The ringleader of a series of violent and racist acts committed against a 17-year-old San Jose State University (SJSU) student recently pled “not guilty” to misdemeanor charges of hate crime and battery. The student, who is white, lived in the SJSU dorms and terrorized his black roommate with the help of their two other roommates, who are also white. Of the four students charged, two have pled “not guilty” at separate arraignments in the last month, with the third student’s scheduled for this week.
The four students allegedly fastened a bike lock around their black housemate’s neck and told him they “lost the keys,” and locked him in his room. They verbally demeaned him — using nicknames like “three-fifths” and switching to “fraction” after the student, now 18, requested they stop.
According to a San Jose Mercury News article, the defendant’s lawyer “urged people not to typecast his client,” asserting the defendant was “the only white player on his former soccer team” and his family is “far from racist.”
While the defendant’s lawyer suggested he was “not defending these insensitive, stupid acts by immature young men” he added he didn’t think anyone who knows his client would believe him to be racist.
If plastering their shared living space with racial slurs, Nazi symbols — including photos of Hitler — and a confederate flag is not racist, then we don’t know what is.

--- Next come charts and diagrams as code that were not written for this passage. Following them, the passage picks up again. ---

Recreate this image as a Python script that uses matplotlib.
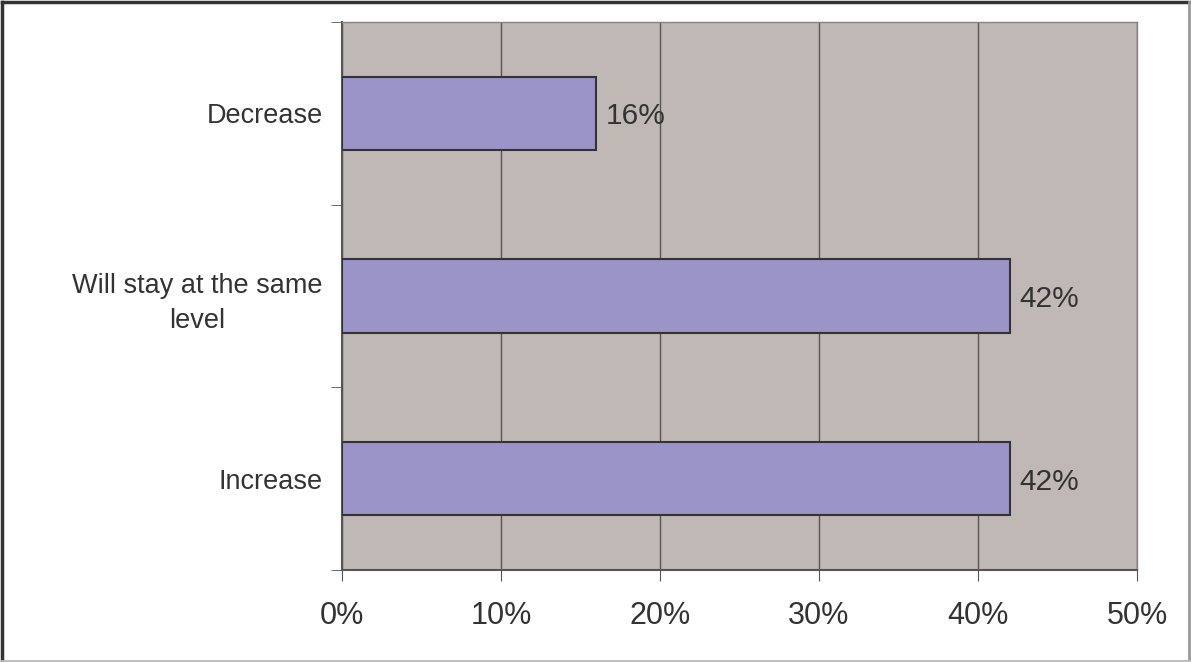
import matplotlib
matplotlib.use("Agg")
import matplotlib.pyplot as plt
from matplotlib.lines import Line2D
import numpy as np

# data
categories = ["Increase", "Will stay at the same\nlevel", "Decrease"]
shares = [42, 42, 16]
x_ticks = [0, 10, 20, 30, 40, 50]

plt.rcParams['font.family'] = ['Liberation Sans', 'DejaVu Sans']
text_col = "#333333"

fig = plt.figure(figsize=(11.91, 6.62), dpi=100)
ax = fig.add_axes([342 / 1191, 1 - 570 / 662, (1137 - 342) / 1191, (570 - 22) / 662])

ax.set_facecolor("#C0B8B5")
ypos = np.arange(len(categories))
ax.barh(ypos, shares, height=0.4, color="#9A94C8", edgecolor="#333333",
        linewidth=1.5, zorder=3)

# value labels to the right of each bar
for y, v in zip(ypos, shares):
    ax.text(v + 0.6, y, f"{v}%", va="center_baseline", ha="left", fontsize=21.5,
            color=text_col, zorder=4)

ax.set_xlim(0, 50)
ax.set_ylim(-0.5, len(categories) - 0.5)
ax.set_xticks(x_ticks)
ax.set_xticklabels([f"{t}%" for t in x_ticks], fontsize=22, color=text_col)
ax.xaxis.grid(True, color="#555555", linewidth=1.0, zorder=1)
ax.set_axisbelow(True)

ax.set_yticks(ypos)
ax.set_yticklabels(categories, fontsize=19.5, color=text_col,
                   multialignment="center", linespacing=1.45)
ax.set_yticks(np.arange(-0.5, len(categories), 1.0), minor=True)
ax.tick_params(axis="y", which="major", length=0, pad=14)
ax.tick_params(axis="y", which="minor", length=8, color="#555555", direction="out")
ax.tick_params(axis="x", length=8, color="#555555", direction="out", pad=14)

for side in ["left", "bottom"]:
    ax.spines[side].set_color("#555555")
    ax.spines[side].set_linewidth(1.5)
ax.spines["top"].set_color("#8a8280")
ax.spines["right"].set_color("#8a8280")
ax.spines["top"].set_linewidth(1.0)
ax.spines["right"].set_linewidth(1.0)

# outer frame of the figure
fig.add_artist(Line2D([0.002, 0.998], [0.997, 0.997], color="#333333", linewidth=2.5,
                      transform=fig.transFigure))
fig.add_artist(Line2D([0.002, 0.002], [0.002, 0.997], color="#333333", linewidth=2.5,
                      transform=fig.transFigure))
fig.add_artist(Line2D([0.998, 0.998], [0.002, 0.997], color="#999999", linewidth=2,
                      transform=fig.transFigure))
fig.add_artist(Line2D([0.002, 0.998], [0.002, 0.002], color="#bbbbbb", linewidth=2,
                      transform=fig.transFigure))

fig.savefig("out.png", dpi=100)
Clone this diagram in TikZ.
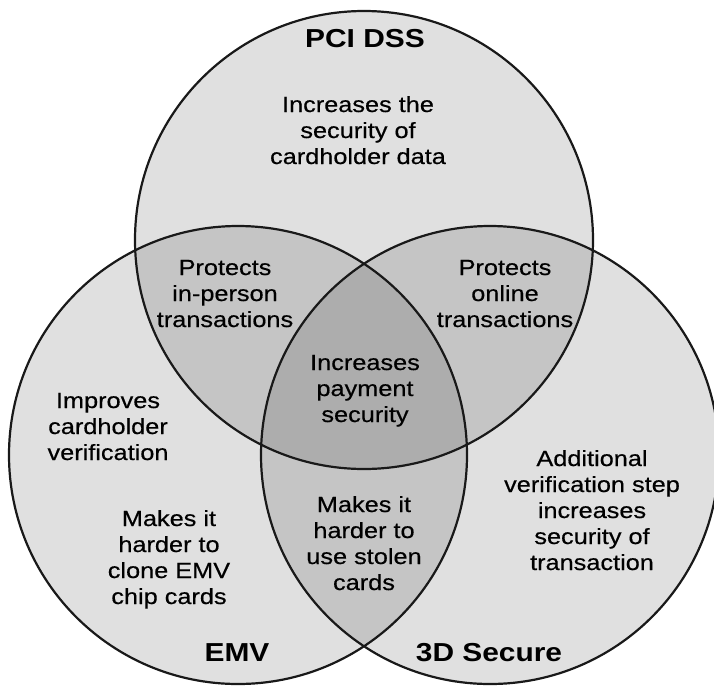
\documentclass[tikz,border=0pt]{standalone}
\usepackage{fontspec}
\setmainfont{Liberation Sans}[FakeStretch=1.15]
\newfontfamily\medfont{Liberation Sans}[FakeStretch=1.15, FakeBold=0.5]
\tikzset{
    venn/.style={fill=black, fill opacity=0.12}, % 圆的填充
    rim/.style={draw=black!90, line width=2.2pt}, % 圆的轮廓
    note/.style={align=center, anchor=base, inner sep=0pt, font=\medfont\fontsize{22}{26}\selectfont}, % 区域说明文字
    title/.style={anchor=base, inner sep=0pt, font=\fontsize{26}{30}\selectfont\bfseries} % 圆的标题
}

\begin{document}
\begin{tikzpicture}[x=1pt, y=-1pt]
    \def\rad{229}
    \useasboundingbox (0,0) rectangle (714,686);
    \clip (0,0) rectangle (714,686);

    \coordinate (pci) at (364,240);
    \coordinate (emv) at (238,455);
    \coordinate (tds) at (490,455);
    \foreach \c in {pci,emv,tds} {\fill[venn] (\c) circle[radius=\rad];}
    \foreach \c in {pci,emv,tds} {\draw[rim] (\c) circle[radius=\rad];}

    \node[title] (pcit) at (365,47) {PCI DSS};
    \node[title] (emvt) at (237,661) {EMV};
    \node[title] (tdst) at (489,661) {3D Secure};

    % 锚点在最后一行的基线上
    \node[note] (data) at (358,164) {Increases the\\security of\\cardholder data};
    \node[note] (inps) at (225,327) {Protects\\in-person\\transactions};
    \node[note] (onln) at (505,327) {Protects\\online\\transactions};
    \node[note] (paym) at (365,422) {Increases\\payment\\security};
    \node[note] (verf) at (108,460) {Improves\\cardholder\\verification};
    \node[note] (clon) at (169,604) {Makes it\\harder to\\clone EMV\\chip cards};
    \node[note] (stln) at (364,590) {Makes it\\harder to\\use stolen\\cards};
    \node[note] (step) at (592,570) {Additional\\verification step\\increases\\security of\\transaction};
\end{tikzpicture}
\end{document}
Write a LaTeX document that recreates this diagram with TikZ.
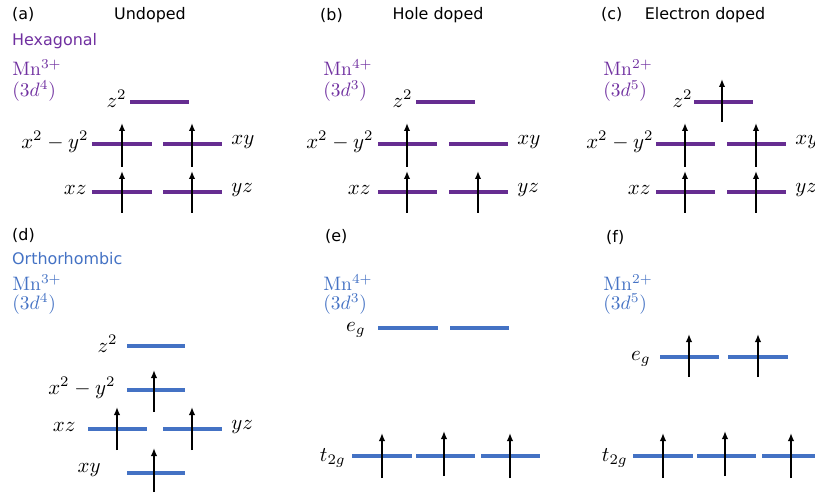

What’s worse is that a 2011 campus climate survey that was never published, but recently surfaced, reports troubling and sometimes racist behavior coming from professors, coaches and other students toward students of color.
Gary Daniels, SJSU student and chairman of Black Unity Group said black student groups on campus have been trying to meet with Mohammad Qayoumi, SJSU’s president, for a year. They sent ideas for making black students feel safer, but to no avail.
Campuses and dorms are places where students should feel safe. It is the duty of a university, as well as its students, to ensure all spaces on campus provide a sense of security, both physically and emotionally. This kind of security can only be maintained by taking incidences of racism and other abusive acts seriously and dealing with them decisively.
According to the San Jose Mercury News, when SJSU residential assistants found a confederate flag in a bedroom window, they merely asked its owners to take it down, but no further action was taken. The confederate flag is inextricably tied to the hateful, racist and slave-owning past of this nation, and its open display is deeply offensive to all Americans. Weak-kneed responses send the message that combating racism is not a priority.
Similarly, a “not guilty” verdict would be an injustice to every African-American student or minority who experienced discrimination on a campus, but was not able to report it or see their antagonizers held accountable. Courts ignoring the broader social implications of letting hate crimes go unpunished only endanger the physical and emotional safety of future victims and wrongfully bolster the legal protections of future criminals.
Whether justice for the family and the black community at SJSU for the hate crimes committed includes jail time, expulsion, a genuine apology, an expressed willingness to make amends or all of the above, the four white students should not be painted merely as “immature young men” who committed “insensitive, stupid acts,” but as criminals who must take full responsibility for their actions.
On a campus that supposedly celebrates student advocacy of diversity and social justice with a commemorative statue of Tommie Smith and John Carlos — SJSU alumnae and members and medalists of the 1968 U.S. Olympic track team—we urge the administration to not let this symbol of Black Power be one of false unity. With only 3 percent of the students at SJSU identifying as African-American, there needs to be an increased priority toward ensuring the safety of its black students.